Taylor, R-Steamboat Springs, represented Senate District 8 — encompassing Moffat, Routt, Jackson and Rio Blanco counties, and parts of Eagle and Garfield counties — from 2001 to 2008. Before that, he served in the state House of Representatives from 1993 to 2000.

Taylor, 72, is term limited.

Despite whatever perception of Taylor individual voters may have, whether they agreed with his platform, his policies or the bills he sponsored, his long period of uninterrupted public service deserves thanks and praise, the Editorial Board contends.

In today’s age, when volunteerism and sense of civic duty is waning not only here in our own community but also across the nation, Taylor is a throwback to a less cynical era when public service and involvement was more common.
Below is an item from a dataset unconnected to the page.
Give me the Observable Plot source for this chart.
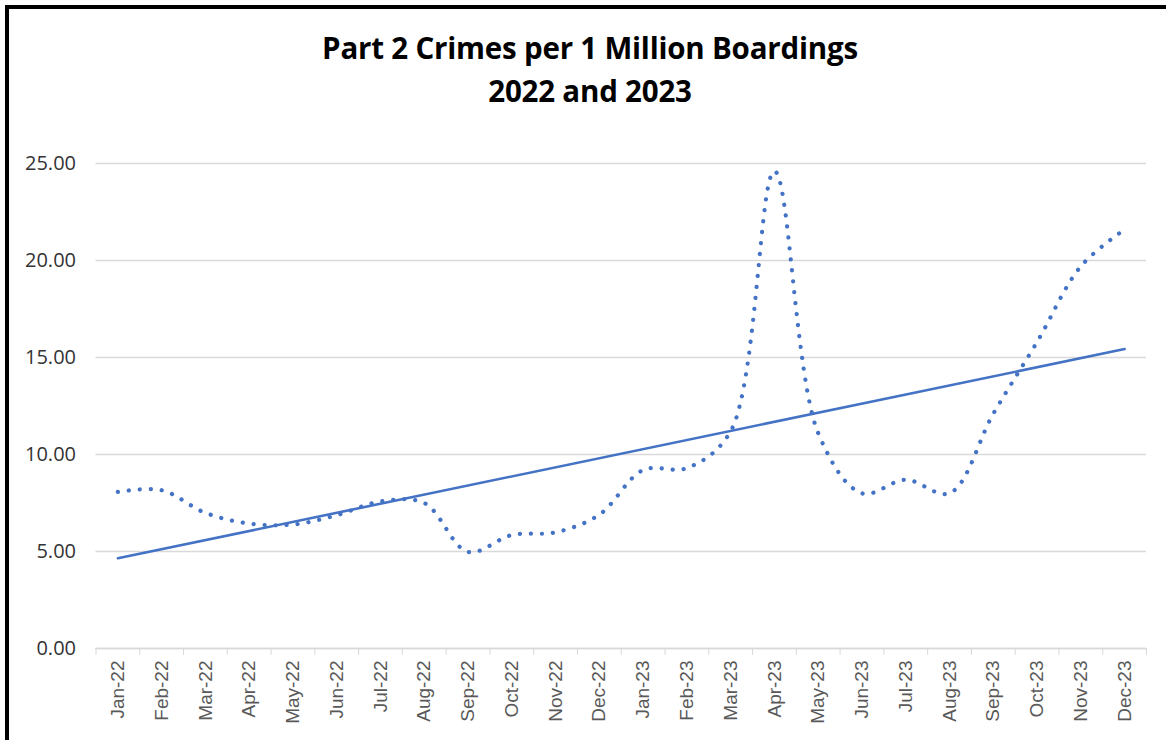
<!DOCTYPE html>
<html><head><meta charset="utf-8">
<script src="https://cdn.jsdelivr.net/npm/d3@7"></script>
<script src="https://cdn.jsdelivr.net/npm/@observablehq/plot@0.6"></script>
<style>
body{margin:0;background:#fff;width:1166px;height:740px;overflow:hidden;position:relative;font-family:"Open Sans",sans-serif}
#frame{position:absolute;left:5px;top:5px;width:1200px;height:800px;border-left:4px solid #000;border-top:4px solid #000;z-index:5;pointer-events:none}
#title{position:absolute;left:0;width:1180px;top:26px;text-align:center;font-weight:700;font-size:29.5px;line-height:43px;color:#000;letter-spacing:-0.2px}
#chart{position:absolute;left:0;top:120px}
</style></head><body>
<div id="frame"></div>
<div id="title">Part 2 Crimes per 1 Million Boardings<br>2022 and 2023</div>
<div id="chart"></div>
<script>
const months = ["Jan-22","Feb-22","Mar-22","Apr-22","May-22","Jun-22","Jul-22","Aug-22","Sep-22","Oct-22","Nov-22","Dec-22",
                "Jan-23","Feb-23","Mar-23","Apr-23","May-23","Jun-23","Jul-23","Aug-23","Sep-23","Oct-23","Nov-23","Dec-23"];
const values = [8.07, 8.16, 6.99, 6.44, 6.39, 6.87, 7.58, 7.50, 4.98, 5.85, 5.99, 6.90,
                9.20, 9.30, 11.20, 24.60, 11.10, 8.00, 8.70, 8.00, 12.10, 15.80, 19.70, 21.60];
const yTicks = [0, 5, 10, 15, 20, 25];

const data = months.map((m, i) => ({i, m, v: values[i]}));
const boundaries = d3.range(months.length + 1).map(k => k - 0.5);
const blue = "#4472C4";

const chart = Plot.plot({
  width: 1166, height: 620,
  marginLeft: 95.5, marginRight: 20, marginTop: 43, marginBottom: 92,
  x: {type: "linear", domain: [-0.5, months.length - 0.5], label: null},
  y: {domain: [0, 25], label: null},
  style: {fontFamily: "Open Sans", background: "transparent", overflow: "visible"},
  marks: [
    Plot.gridY(yTicks, {stroke: "#d9d9d9", strokeOpacity: 1, strokeWidth: 1.3}),
    Plot.axisY(yTicks, {tickSize: 0, tickPadding: 20, tickFormat: d => d.toFixed(2), fontSize: 20, fill: "#333333"}),
    Plot.ruleY([0], {stroke: "#d9d9d9", strokeWidth: 1.5}),
    Plot.axisX(boundaries, {tickSize: 7, stroke: "#d9d9d9", strokeOpacity: 1, tickFormat: () => ""}),
    Plot.axisX(d3.range(months.length), {tickSize: 0, tickRotate: -90, tickPadding: 12, tickFormat: i => months[i],
      fontSize: 19, fontFamily: "Liberation Sans", fill: "#595959"}),
    Plot.linearRegressionY(data, {x: "i", y: "v", stroke: blue, strokeWidth: 2.6, ci: 0}),
    Plot.line(data, {x: "i", y: "v", curve: "catmull-rom", stroke: blue, strokeWidth: 4.2,
      strokeDasharray: "0.1 10.9", strokeLinecap: "round"})
  ]
});
document.getElementById("chart").appendChild(chart);
</script>
</body></html>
That doesn’t necessarily exist today. Life gets busy, public service — or at least the kind it takes to do some good — requires dedication and sacrifice, time away from family and the willingness to be subjected to public criticism.

Translation: It’s not always an appealing job, and the people willing to take part are becoming increasingly rare.

To his credit, Taylor made himself a presence in the communities he represented and was a staunch advocate for the Western Slope.

Don’t confuse the board’s position. The board doesn’t wholly support all of Taylor’s views, but members choose to recognize the senator’s good intentions behind the past decade and a half.

Those intentions are summed up below:

“You represent the district first, then the region, then the state. … And you don’t get hung up on single issues. The only two things you have to offer are honest and integrity,” Taylor recently told the Steamboat Pilot & Today.

Honesty and integrity also were the primary topics of the outgoing senator’s last address at the Senate microphone, fitting words for a man who spent a good deal of his professional life putting the public first.